La democracia, bien lo sabemos, implica una particular exigencia de pedagogía política. Efectivamente, en el desarrollo de sus políticas, las formaciones inspiradas en el espacio de centro deben atender de modo muy particular a la comunicación con el entorno social, con toda la sociedad. El trabajo de pedagogía política no es, de ninguna manera, una labor de adoctrinamiento, de conversión ideológica, sino precisamente de transmisión de los valores de las políticas que se proponen o que se realizan. El respeto a las posiciones ideológicas, a los valores que individualmente cada ciudadano defiende, debe conjugarse con la insistencia en la llamada a abrirse a la realidad de las cosas, y a su complejidad, haciendo ver que las soluciones simplistas no son soluciones, que la prudencia es una buena guía en las decisiones políticas, y que esta no está reñida –antes al contrario- con las metas sociales ambiciosas; que importa más el trabajo serio y consolidado que los gestos superficiales y sin fundamento, que bajo la apariencia de progreso esconden un progresivo deterioro de la vida económica y social e incluso de la ética, que nunca tardará demasiado en ponerse en evidencia.
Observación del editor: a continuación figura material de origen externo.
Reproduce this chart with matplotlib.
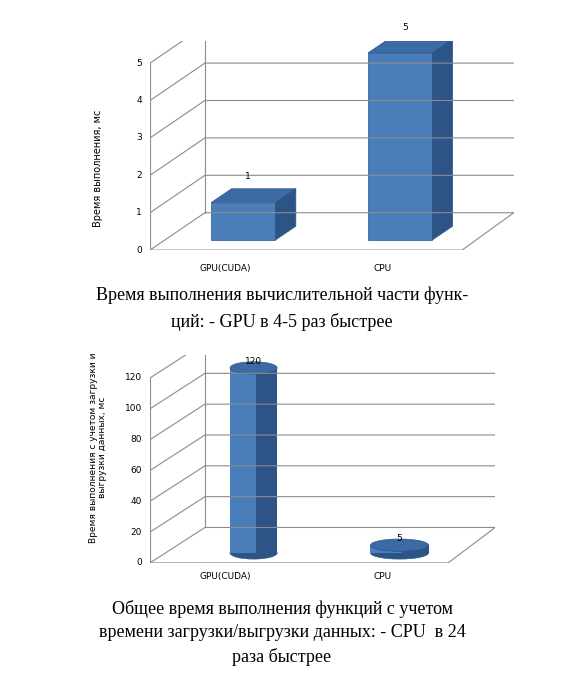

En este tiempo, la exigencia de explicación y de pedagogía es, si cabe, más relevante. Si así no se hace, la gente se siente decepcionada, frustrada, se aleja de los políticos y, es lógico, empieza a abrirse a nuevas propuestas en las que la comunicación y el mensaje, más si es demagógico y desafiante, suponen algo nuevo en relación con lo viejo y caduco.
La pedagogía política impide la demagogia porque la racionalidad es su principal manifestación. Cuando las propuestas o las medidas se pueden explicar porque son razonables, lógicas, con argumentaciones al alcance de cualquier fortuna, es probable que el pueblo soberano pueda comprender mejor el alcance y sentido de esas políticas. Y cuando esas políticas se hacen para todos porque son exigencias de la centralidad del ser humano, entonces se transita por el buen camino y no es difícil explicar las causas y las razones de tal proceder. En cambio, cuándo domina el silencio, la ausencia de explicaciones y la rendición de cuentas es una falacia, la misma democracia va perdiendo enteros. Entonces asoman las demagogias, los populismos, los salvadores de la patria, los manipuladores sociales, todo un conjunto de oportunistas especializados en manejar el descontento y la indignación. Hoy, desde luego, bien presentes en nuestra realidad política.